Fig. 1: Overall characteristics of the PURE01 pre-treatment cohort.

a Heatmap showing five unsupervised consensus clusters, and 1005 differentially expressed genes satisfying p(adj) <10−4 and |log2(FC)| > 2. Covariate tracks show response (CR complete response, PR partial response, and NR non-response), PD-L1 (+/−) status from a Dako 22C3 combined positive score (CPS) assay (+ corresponds to ≥10%), and gender. P-values are from two-sided Fisher exact tests, and are uncorrected for multiple hypothesis testing. b Fraction of PURE01 samples in consensus subtypes that had a complete response (CR), partial response (PR), and non-response (NR).

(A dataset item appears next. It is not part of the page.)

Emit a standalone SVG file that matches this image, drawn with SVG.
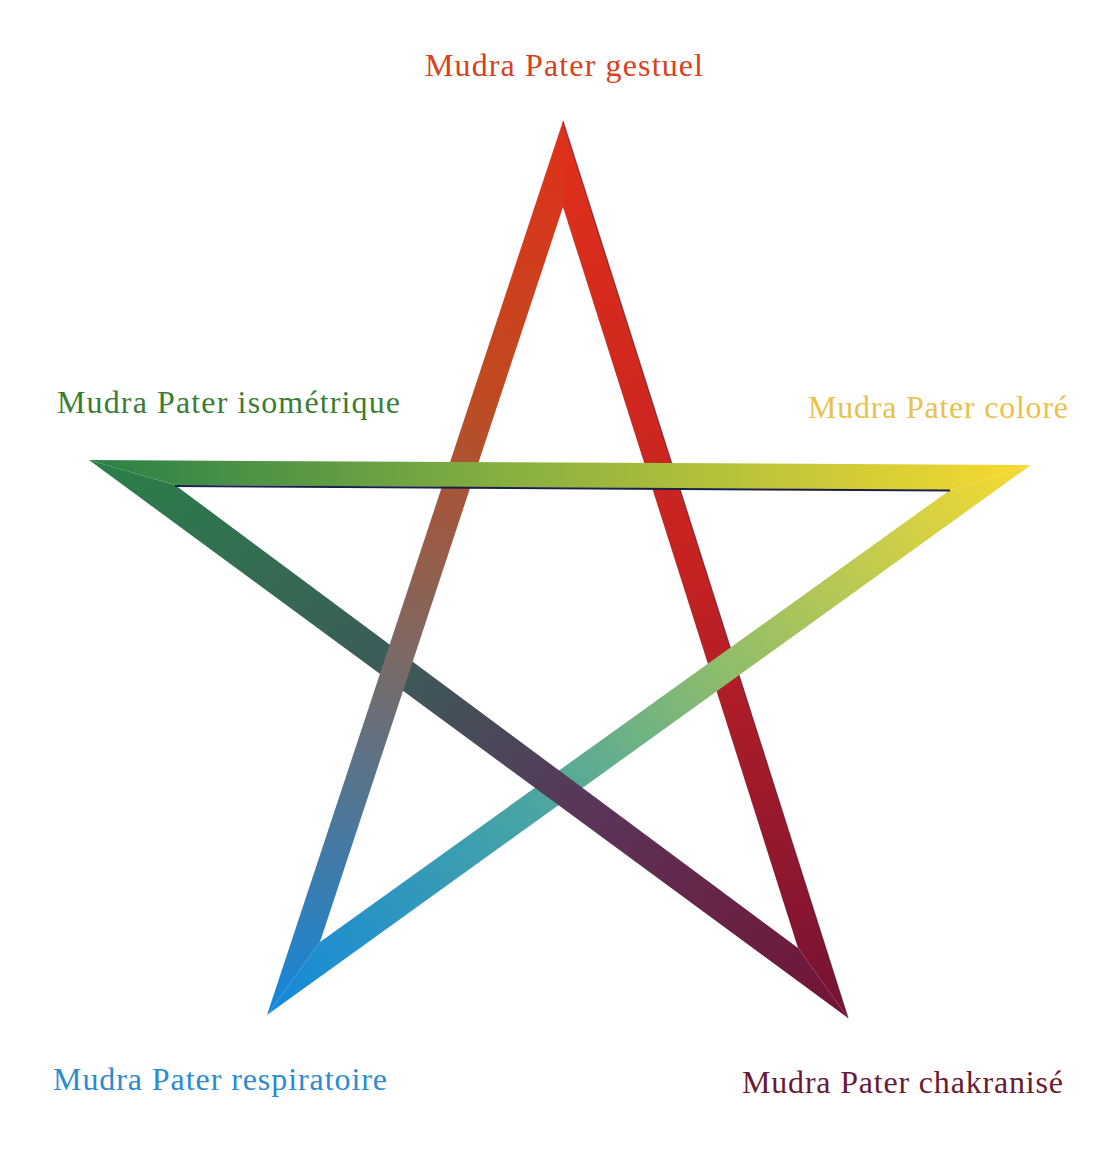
<svg xmlns="http://www.w3.org/2000/svg" width="1119" height="1150" viewBox="0 0 1119 1150">
<style>
.lbl{font-family:"Liberation Serif","DejaVu Serif",serif;font-size:32px}
</style>
<defs>
<linearGradient id="gTBR" gradientUnits="userSpaceOnUse" x1="563" y1="121" x2="848" y2="1018">
<stop offset="0" stop-color="#e0301a"/><stop offset="0.5" stop-color="#c42222"/><stop offset="1" stop-color="#741235"/>
</linearGradient>
<linearGradient id="gTBL" gradientUnits="userSpaceOnUse" x1="563" y1="121" x2="267" y2="1015">
<stop offset="0" stop-color="#e0301a"/><stop offset="0.3" stop-color="#c04a20"/><stop offset="0.6" stop-color="#7a6a66"/><stop offset="1" stop-color="#1288dc"/>
</linearGradient>
<linearGradient id="gLR" gradientUnits="userSpaceOnUse" x1="89" y1="460" x2="1031" y2="465">
<stop offset="0" stop-color="#2a8048"/><stop offset="0.45" stop-color="#88b040"/><stop offset="1" stop-color="#f8da30"/>
</linearGradient>
<linearGradient id="gLBR" gradientUnits="userSpaceOnUse" x1="89" y1="460" x2="848" y2="1018">
<stop offset="0" stop-color="#2a8048"/><stop offset="0.4" stop-color="#3c5a5a"/><stop offset="0.65" stop-color="#5a3558"/><stop offset="1" stop-color="#741235"/>
</linearGradient>
<linearGradient id="gRBL" gradientUnits="userSpaceOnUse" x1="1031" y1="465" x2="267" y2="1015">
<stop offset="0" stop-color="#f8da30"/><stop offset="0.4" stop-color="#8cbc6c"/><stop offset="0.65" stop-color="#48a4a4"/><stop offset="1" stop-color="#1288dc"/>
</linearGradient>
</defs>
<g id="connectors">
<polygon id="band-top-br" points="563,121 848,1018 798,948 563,207" fill="url(#gTBR)"/>
<line x1="563" y1="121" x2="848" y2="1018" stroke="#3a1030" stroke-width="1.2" opacity="0.6"/>
<polygon id="band-right-bl" points="1031,465 267,1015 320,942 950,490" fill="url(#gRBL)"/>
<polygon id="band-left-br" points="89,460 848,1018 798,948 175,485" fill="url(#gLBR)"/>
<polygon id="band-top-bl" points="563,121 267,1015 320,942 563,207" fill="url(#gTBL)"/>
<polygon id="band-left-right" points="89,460 1031,465 950,490 175,485" fill="url(#gLR)"/>
<line x1="175" y1="486" x2="950" y2="490.5" stroke="#1a2048" stroke-width="2"/>
</g>
<g id="node-gestuel"><text class="lbl" x="425" y="76" fill="#d8401e" textLength="278">Mudra Pater gestuel</text></g>
<g id="node-isometrique"><text class="lbl" x="57" y="413" fill="#3a7e34" textLength="343">Mudra Pater isométrique</text></g>
<g id="node-colore"><text class="lbl" x="808" y="418" fill="#e8c24a" textLength="260">Mudra Pater coloré</text></g>
<g id="node-respiratoire"><text class="lbl" x="53" y="1090" fill="#2a8ad2" textLength="334">Mudra Pater respiratoire</text></g>
<g id="node-chakranise"><text class="lbl" x="742" y="1093" fill="#6a1a32" textLength="321">Mudra Pater chakranisé</text></g>
</svg>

The stacked bar at the right shows the overall responses for the cohort. c Kaplan–Meier plot of recurrence for the five PURE-01 MIBC expression subtypes, censored at 24 months, with a log-rank p-value. d PD-L1 +/− status, shown as fractions of samples in each subtype. e Predicted Lund, TCGA, consensusMIBC, and MD Anderson subtypes for PURE-01 n = 82 expression subtypes. P-values for the covariate tracks are from Fisher exact tests and were Bonferroni-corrected for multiple hypothesis testing (x4). f, g Dot representation of GSEA AUCs for selected f MSigDB Hallmark gene sets, and g Mariathasan et al. 2018 gene sets for the five subtypes. Enriched (vs. repressed) gene sets are shown as red (vs. blue) discs, with disc areas proportional to the areas-under-the-curve (AUCs) of the CERNO test results. h For the PURE01 subtypes, CMap v1.0 connectivity score-rank distributions, with a binary heatmap showing chemical perturbagens with the most negative scores. The dotted box highlights perturbagens that have large negative connectivity scores.